This looks cool, but I paused when I saw that according to the curl examples, Ni...

sodality2 · on Jan 6, 2024

The reason for that is because most software that integrates with OpenAI will automatically choose that model - this is meant to snatch those requests up and serve an alternative. Most of the time, that software doesn't let you choose what model you want (but maybe lets you set the inference server).

But... I do agree, this should be feature-gated behavior

behnamoh · on Jan 6, 2024

That's one problem with these DiRs. Since the model needs to be loaded using llama.cpp (and llama.cpp uses model path), the DiR either needs to accept model path as model name (type mismatch), or just assume that your models are in a certain path and then receive model file name as model name (better). But that means the DiR needs to control the model loader (and in most cases they actually download and build that automatically after install). But I'd rather build my own llama.cpp and just have a nice interface to it that stays out of my way.

p-e-w · on Jan 6, 2024

That's true, but not my point.

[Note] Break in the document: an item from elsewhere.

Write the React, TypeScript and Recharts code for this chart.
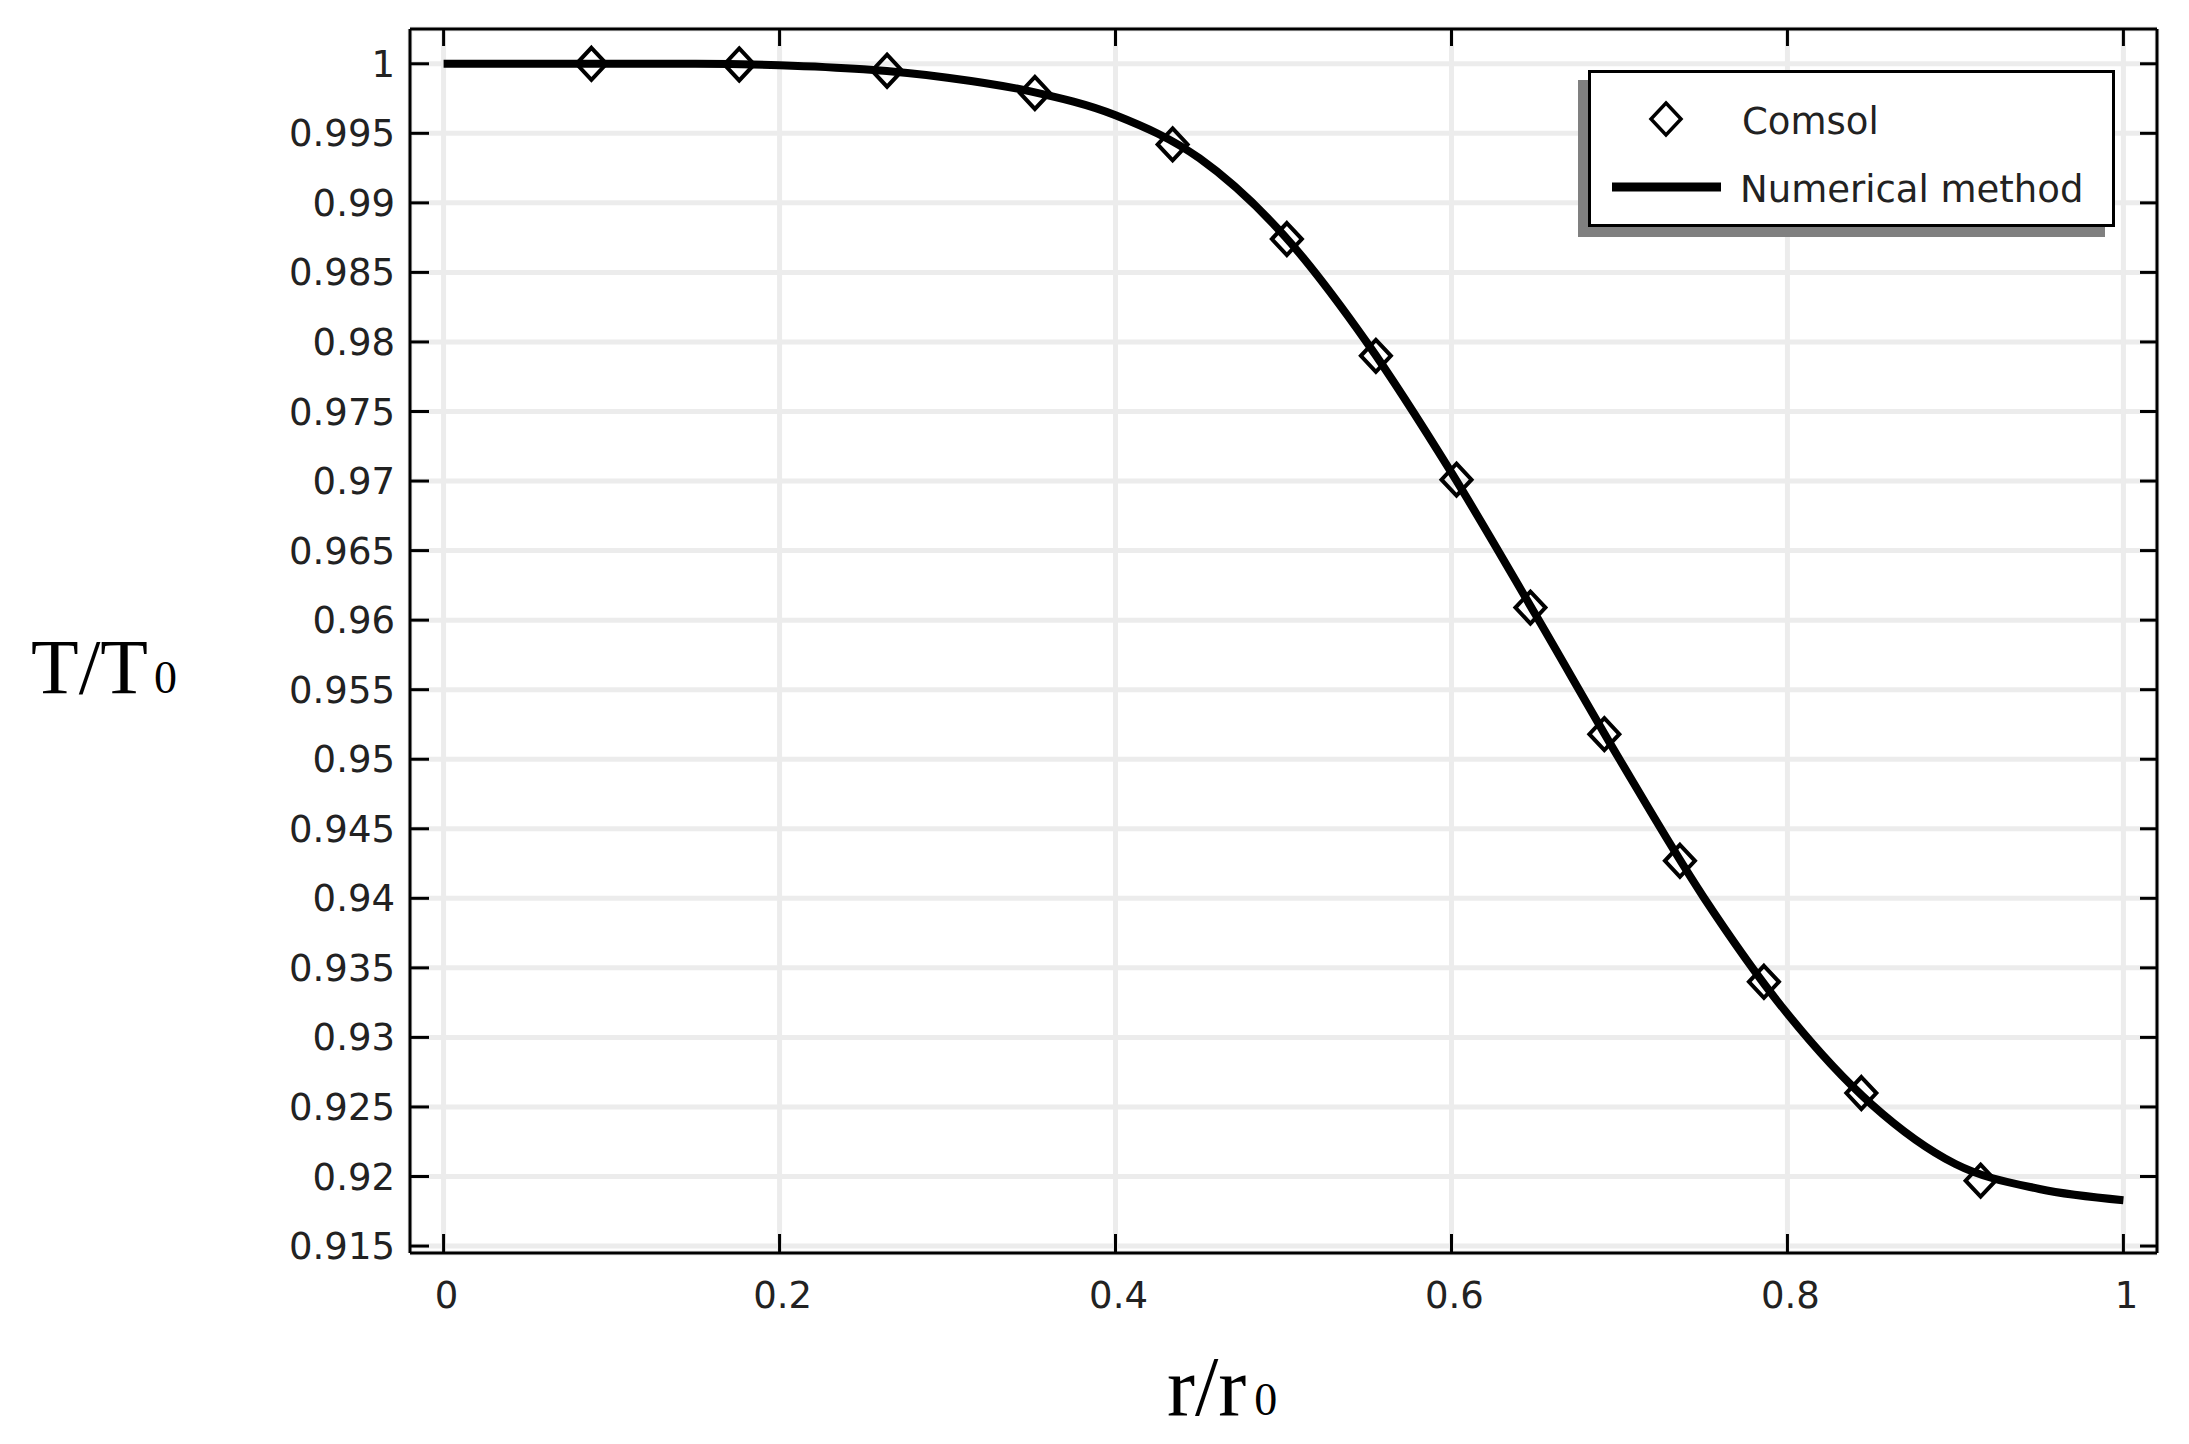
import {
  CartesianGrid,
  ComposedChart,
  Line,
  Scatter,
  XAxis,
  YAxis,
} from 'recharts'

// Numerical method curve
const numericalX = [0, 0.05, 0.1, 0.15, 0.2, 0.25, 0.3, 0.35, 0.4, 0.45, 0.5, 0.55, 0.6, 0.65, 0.7, 0.75, 0.8, 0.85, 0.9, 0.95, 1]
const numericalY = [
  1.0, 1.0, 1.0, 1.0, 0.9999, 0.9996, 0.999, 0.998, 0.9963, 0.9932, 0.9877, 0.9799, 0.9706, 0.9604, 0.95, 0.9401,
  0.9317, 0.9252, 0.9209, 0.9191, 0.9183,
]

// Comsol markers
const comsolX = [0.088, 0.176, 0.264, 0.352, 0.434, 0.502, 0.555, 0.603, 0.647, 0.691, 0.736, 0.786, 0.844, 0.915]
const comsolY = [1.0, 0.99995, 0.9995, 0.9979, 0.9942, 0.9874, 0.979, 0.9701, 0.9609, 0.9518, 0.9427, 0.934, 0.926, 0.9197]

const xTicks = [0, 0.2, 0.4, 0.6, 0.8, 1]
const yTicks = [
  0.915, 0.92, 0.925, 0.93, 0.935, 0.94, 0.945, 0.95, 0.955, 0.96, 0.965, 0.97, 0.975, 0.98, 0.985, 0.99, 0.995, 1,
]

const numericalData = numericalX.map((x, i) => ({ x, y: numericalY[i] }))
const comsolData = comsolX.map((x, i) => ({ x, y: comsolY[i] }))

const TICK_FONT = "'DejaVu Sans', sans-serif"
const TICK_COLOR = '#222'
const fmt = (v: number) => String(Number(v.toFixed(3)))

// ticks point inward, so they are drawn by hand next to the label
function BottomTick(props: any) {
  const { x, y, payload } = props
  return (
    <g>
      <line x1={x} x2={x} y1={y} y2={y - 19} stroke="#000" strokeWidth={3} />
      <text x={x + 3} y={y + 55} textAnchor="middle" fontSize={37} fill={TICK_COLOR} fontFamily={TICK_FONT}>
        {fmt(payload.value)}
      </text>
    </g>
  )
}

function TopTick(props: any) {
  const { x, y } = props
  return <line x1={x} x2={x} y1={y} y2={y + 17} stroke="#000" strokeWidth={3} />
}

function LeftTick(props: any) {
  const { x, y, payload } = props
  return (
    <g>
      <line x1={x} x2={x + 19} y1={y} y2={y} stroke="#000" strokeWidth={3} />
      <text x={x - 15} y={y + 13} textAnchor="end" fontSize={37} fill={TICK_COLOR} fontFamily={TICK_FONT}>
        {fmt(payload.value)}
      </text>
    </g>
  )
}

function RightTick(props: any) {
  const { x, y } = props
  return <line x1={x} x2={x - 17} y1={y} y2={y} stroke="#000" strokeWidth={3} />
}

function Diamond(props: any) {
  const { cx, cy } = props
  if (cx == null || cy == null) return <g />
  return (
    <path
      d={`M${cx},${cy - 16} L${cx + 15},${cy} L${cx},${cy + 16} L${cx - 15},${cy} Z`}
      fill="none"
      stroke="#000"
      strokeWidth={4}
    />
  )
}

function LegendBox() {
  return (
    <div
      style={{
        position: 'absolute',
        left: 1588,
        top: 70,
        width: 527,
        height: 157,
        boxSizing: 'border-box',
        border: '3px solid #000',
        background: '#fff',
        boxShadow: '-10px 10px 0 #808080',
      }}
    >
      <svg width={527} height={157} style={{ position: 'absolute', left: -3, top: -3 }}>
        <path d="M78,33 L93,49 L78,65 L63,49 Z" fill="none" stroke="#000" strokeWidth={3.5} />
        <line x1={24} x2={133} y1={117} y2={117} stroke="#000" strokeWidth={9} />
        <text x={154} y={64} fontSize={37} fill={TICK_COLOR} fontFamily={TICK_FONT}>
          Comsol
        </text>
        <text x={152} y={132} fontSize={37} fill={TICK_COLOR} fontFamily={TICK_FONT}>
          Numerical method
        </text>
      </svg>
    </div>
  )
}

export default function App() {
  return (
    <div style={{ position: 'absolute', left: 0, top: 0, width: 2189, height: 1444, background: '#fff' }}>
      <ComposedChart width={2189} height={1444} margin={{ top: 28, right: 31, bottom: 111, left: 290 }}>
        <CartesianGrid stroke="#ececec" strokeWidth={5} />
        <XAxis
          dataKey="x"
          type="number"
          domain={[-0.02, 1.02]}
          ticks={xTicks}
          interval={0}
          allowDataOverflow
          height={80}
          tickSize={0}
          tickMargin={0}
          tickLine={false}
          axisLine={{ stroke: '#000', strokeWidth: 3 }}
          tick={BottomTick}
        />
        <XAxis
          xAxisId="top"
          orientation="top"
          dataKey="x"
          type="number"
          domain={[-0.02, 1.02]}
          ticks={xTicks}
          interval={0}
          allowDataOverflow
          height={1}
          tickSize={0}
          tickMargin={0}
          tickLine={false}
          axisLine={{ stroke: '#000', strokeWidth: 3 }}
          tick={TopTick}
        />
        <YAxis
          type="number"
          domain={[0.9145, 1.0025]}
          ticks={yTicks}
          interval={0}
          allowDataOverflow
          width={120}
          tickSize={0}
          tickMargin={0}
          tickLine={false}
          axisLine={{ stroke: '#000', strokeWidth: 3 }}
          tick={LeftTick}
        />
        <YAxis
          yAxisId="right"
          orientation="right"
          type="number"
          domain={[0.9145, 1.0025]}
          ticks={yTicks}
          interval={0}
          allowDataOverflow
          width={1}
          tickSize={0}
          tickMargin={0}
          tickLine={false}
          axisLine={{ stroke: '#000', strokeWidth: 3 }}
          tick={RightTick}
        />
        <Line
          data={numericalData}
          dataKey="y"
          type="monotone"
          stroke="#000"
          strokeWidth={8}
          dot={false}
          activeDot={false}
          isAnimationActive={false}
        />
        <Scatter data={comsolData} dataKey="y" shape={Diamond} isAnimationActive={false} />
      </ComposedChart>
      <LegendBox />
      <svg
        width={2189}
        height={1444}
        style={{ position: 'absolute', left: 0, top: 0, pointerEvents: 'none' }}
      >
        <text x={31} y={693} fontFamily="'Liberation Serif', serif" fontSize={78} fill="#000">
          T/T
          <tspan fontSize={46} dx={6}>
            0
          </tspan>
        </text>
        <text x={1167} y={1415} fontFamily="'Liberation Serif', serif" fontSize={84} fill="#000">
          r/r
          <tspan fontSize={46} dx={8}>
            0
          </tspan>
        </text>
      </svg>
    </div>
  )
}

My point is that if the request specifies GPT-3.5, Nitro knows that it cannot possibly serve that model, so anything other than returning an error is simply lying to the client, which is a really bad idea.

trifurcate · on Jan 6, 2024

> which is a really bad idea.

Why?

p-e-w · on Jan 6, 2024

Because if the client specifically requests GPT-3.5, but is silently being served something else instead, the client will rely on having GPT-3.5 capabilities without them actually being available, which is a recipe for breakage.

brigadier132 · on Jan 6, 2024

You do understand that the client will be written by the same people setting up the inference server?

alpark3 · on Jan 6, 2024

Because it's lying to the client?

trifurcate · on Jan 7, 2024

And why is that bad?

Your mindset would mean that Windows would have next to no backwards compatibility, for instance.